The request:
Pictures in the data below are not part of the copy; transcribe everything else exactly.

»»

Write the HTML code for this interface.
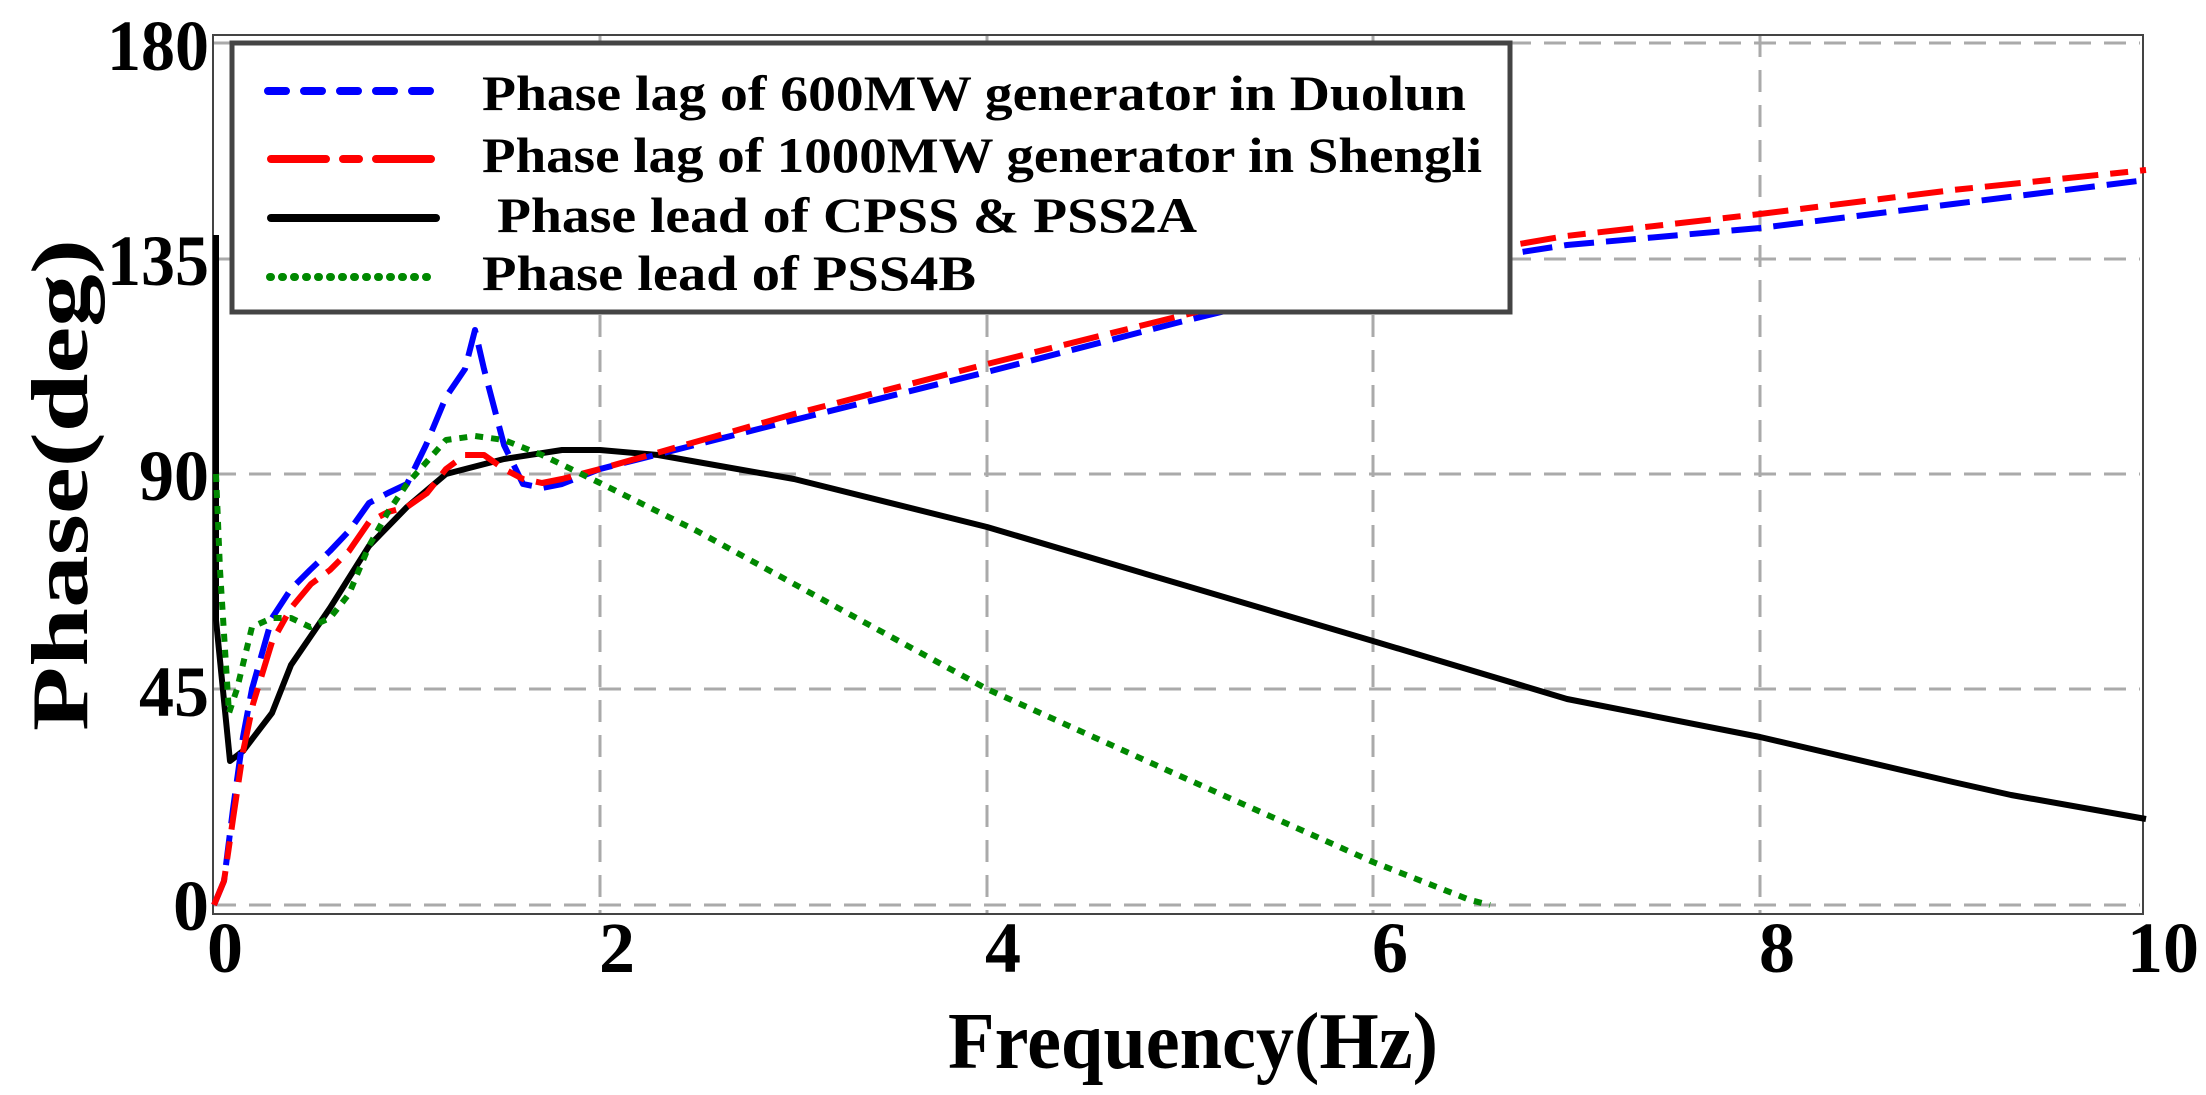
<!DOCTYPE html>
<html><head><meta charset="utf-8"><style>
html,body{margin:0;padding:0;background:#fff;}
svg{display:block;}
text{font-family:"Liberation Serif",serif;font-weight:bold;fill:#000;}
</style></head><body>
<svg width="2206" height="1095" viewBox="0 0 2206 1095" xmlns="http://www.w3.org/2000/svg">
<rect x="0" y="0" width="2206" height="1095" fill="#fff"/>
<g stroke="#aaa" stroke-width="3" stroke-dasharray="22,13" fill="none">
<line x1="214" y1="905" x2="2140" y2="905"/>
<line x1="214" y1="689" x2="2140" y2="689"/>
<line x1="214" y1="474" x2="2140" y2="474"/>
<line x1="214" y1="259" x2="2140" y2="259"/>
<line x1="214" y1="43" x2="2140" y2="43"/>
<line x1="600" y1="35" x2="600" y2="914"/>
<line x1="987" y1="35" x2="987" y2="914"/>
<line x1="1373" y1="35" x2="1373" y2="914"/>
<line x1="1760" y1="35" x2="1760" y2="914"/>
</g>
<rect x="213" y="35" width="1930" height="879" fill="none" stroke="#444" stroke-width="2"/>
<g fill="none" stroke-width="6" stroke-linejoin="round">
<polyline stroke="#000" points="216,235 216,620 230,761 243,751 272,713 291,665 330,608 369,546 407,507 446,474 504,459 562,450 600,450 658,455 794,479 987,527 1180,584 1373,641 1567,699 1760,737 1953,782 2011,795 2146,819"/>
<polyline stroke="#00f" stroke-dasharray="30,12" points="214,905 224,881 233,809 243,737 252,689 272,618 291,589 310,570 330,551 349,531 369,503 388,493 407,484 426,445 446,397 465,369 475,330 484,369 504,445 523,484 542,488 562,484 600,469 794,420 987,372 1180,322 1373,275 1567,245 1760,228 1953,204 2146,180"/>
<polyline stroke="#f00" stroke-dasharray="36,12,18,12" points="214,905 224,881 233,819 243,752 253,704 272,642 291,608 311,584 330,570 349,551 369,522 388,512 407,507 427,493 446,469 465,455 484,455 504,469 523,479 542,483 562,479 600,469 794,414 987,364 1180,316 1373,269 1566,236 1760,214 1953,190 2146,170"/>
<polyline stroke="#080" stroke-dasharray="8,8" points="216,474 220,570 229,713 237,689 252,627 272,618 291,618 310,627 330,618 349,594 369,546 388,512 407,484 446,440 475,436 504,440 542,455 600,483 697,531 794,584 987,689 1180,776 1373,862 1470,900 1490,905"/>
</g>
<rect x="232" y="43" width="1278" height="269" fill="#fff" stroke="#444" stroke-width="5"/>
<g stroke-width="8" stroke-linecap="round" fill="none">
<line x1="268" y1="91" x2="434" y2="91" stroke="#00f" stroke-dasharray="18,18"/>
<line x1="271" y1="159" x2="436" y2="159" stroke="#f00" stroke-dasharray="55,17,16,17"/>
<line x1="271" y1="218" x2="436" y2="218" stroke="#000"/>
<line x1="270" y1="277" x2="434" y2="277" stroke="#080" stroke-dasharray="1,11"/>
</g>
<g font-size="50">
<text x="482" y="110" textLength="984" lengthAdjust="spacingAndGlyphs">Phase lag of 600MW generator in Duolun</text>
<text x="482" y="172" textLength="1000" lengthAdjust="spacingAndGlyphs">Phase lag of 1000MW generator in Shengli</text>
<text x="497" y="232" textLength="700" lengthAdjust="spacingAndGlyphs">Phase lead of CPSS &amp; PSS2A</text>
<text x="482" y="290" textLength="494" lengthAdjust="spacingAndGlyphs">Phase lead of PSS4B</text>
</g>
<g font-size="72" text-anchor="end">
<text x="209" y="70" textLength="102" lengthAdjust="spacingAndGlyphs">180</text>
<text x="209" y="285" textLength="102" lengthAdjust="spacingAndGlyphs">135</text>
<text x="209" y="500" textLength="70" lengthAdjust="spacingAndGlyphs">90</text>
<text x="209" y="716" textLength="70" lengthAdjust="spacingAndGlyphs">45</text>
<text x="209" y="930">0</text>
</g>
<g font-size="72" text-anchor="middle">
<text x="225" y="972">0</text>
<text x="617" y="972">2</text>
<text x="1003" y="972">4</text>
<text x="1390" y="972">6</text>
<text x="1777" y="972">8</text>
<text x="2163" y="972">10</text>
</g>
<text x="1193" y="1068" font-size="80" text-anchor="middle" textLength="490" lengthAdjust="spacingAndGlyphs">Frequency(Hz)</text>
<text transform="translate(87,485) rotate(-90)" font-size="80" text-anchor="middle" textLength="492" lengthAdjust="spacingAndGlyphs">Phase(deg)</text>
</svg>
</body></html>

««

Result for this task:
Write the HTML code for this interface.
<!DOCTYPE html>
<html><head><meta charset="utf-8"><style>
html,body{margin:0;padding:0;background:#fff;}
svg{display:block;}
text{font-family:"Liberation Serif",serif;font-weight:bold;fill:#000;}
</style></head><body>
<svg width="2206" height="1095" viewBox="0 0 2206 1095" xmlns="http://www.w3.org/2000/svg">
<rect x="0" y="0" width="2206" height="1095" fill="#fff"/>
<g stroke="#aaa" stroke-width="3" stroke-dasharray="22,13" fill="none">
<line x1="214" y1="905" x2="2140" y2="905"/>
<line x1="214" y1="689" x2="2140" y2="689"/>
<line x1="214" y1="474" x2="2140" y2="474"/>
<line x1="214" y1="259" x2="2140" y2="259"/>
<line x1="214" y1="43" x2="2140" y2="43"/>
<line x1="600" y1="35" x2="600" y2="914"/>
<line x1="987" y1="35" x2="987" y2="914"/>
<line x1="1373" y1="35" x2="1373" y2="914"/>
<line x1="1760" y1="35" x2="1760" y2="914"/>
</g>
<rect x="213" y="35" width="1930" height="879" fill="none" stroke="#444" stroke-width="2"/>
<g fill="none" stroke-width="6" stroke-linejoin="round">
<polyline stroke="#000" points="216,235 216,620 230,761 243,751 272,713 291,665 330,608 369,546 407,507 446,474 504,459 562,450 600,450 658,455 794,479 987,527 1180,584 1373,641 1567,699 1760,737 1953,782 2011,795 2146,819"/>
<polyline stroke="#00f" stroke-dasharray="30,12" points="214,905 224,881 233,809 243,737 252,689 272,618 291,589 310,570 330,551 349,531 369,503 388,493 407,484 426,445 446,397 465,369 475,330 484,369 504,445 523,484 542,488 562,484 600,469 794,420 987,372 1180,322 1373,275 1567,245 1760,228 1953,204 2146,180"/>
<polyline stroke="#f00" stroke-dasharray="36,12,18,12" points="214,905 224,881 233,819 243,752 253,704 272,642 291,608 311,584 330,570 349,551 369,522 388,512 407,507 427,493 446,469 465,455 484,455 504,469 523,479 542,483 562,479 600,469 794,414 987,364 1180,316 1373,269 1566,236 1760,214 1953,190 2146,170"/>
<polyline stroke="#080" stroke-dasharray="8,8" points="216,474 220,570 229,713 237,689 252,627 272,618 291,618 310,627 330,618 349,594 369,546 388,512 407,484 446,440 475,436 504,440 542,455 600,483 697,531 794,584 987,689 1180,776 1373,862 1470,900 1490,905"/>
</g>
<rect x="232" y="43" width="1278" height="269" fill="#fff" stroke="#444" stroke-width="5"/>
<g stroke-width="8" stroke-linecap="round" fill="none">
<line x1="268" y1="91" x2="434" y2="91" stroke="#00f" stroke-dasharray="18,18"/>
<line x1="271" y1="159" x2="436" y2="159" stroke="#f00" stroke-dasharray="55,17,16,17"/>
<line x1="271" y1="218" x2="436" y2="218" stroke="#000"/>
<line x1="270" y1="277" x2="434" y2="277" stroke="#080" stroke-dasharray="1,11"/>
</g>
<g font-size="50">
<text x="482" y="110" textLength="984" lengthAdjust="spacingAndGlyphs">Phase lag of 600MW generator in Duolun</text>
<text x="482" y="172" textLength="1000" lengthAdjust="spacingAndGlyphs">Phase lag of 1000MW generator in Shengli</text>
<text x="497" y="232" textLength="700" lengthAdjust="spacingAndGlyphs">Phase lead of CPSS &amp; PSS2A</text>
<text x="482" y="290" textLength="494" lengthAdjust="spacingAndGlyphs">Phase lead of PSS4B</text>
</g>
<g font-size="72" text-anchor="end">
<text x="209" y="70" textLength="102" lengthAdjust="spacingAndGlyphs">180</text>
<text x="209" y="285" textLength="102" lengthAdjust="spacingAndGlyphs">135</text>
<text x="209" y="500" textLength="70" lengthAdjust="spacingAndGlyphs">90</text>
<text x="209" y="716" textLength="70" lengthAdjust="spacingAndGlyphs">45</text>
<text x="209" y="930">0</text>
</g>
<g font-size="72" text-anchor="middle">
<text x="225" y="972">0</text>
<text x="617" y="972">2</text>
<text x="1003" y="972">4</text>
<text x="1390" y="972">6</text>
<text x="1777" y="972">8</text>
<text x="2163" y="972">10</text>
</g>
<text x="1193" y="1068" font-size="80" text-anchor="middle" textLength="490" lengthAdjust="spacingAndGlyphs">Frequency(Hz)</text>
<text transform="translate(87,485) rotate(-90)" font-size="80" text-anchor="middle" textLength="492" lengthAdjust="spacingAndGlyphs">Phase(deg)</text>
</svg>
</body></html>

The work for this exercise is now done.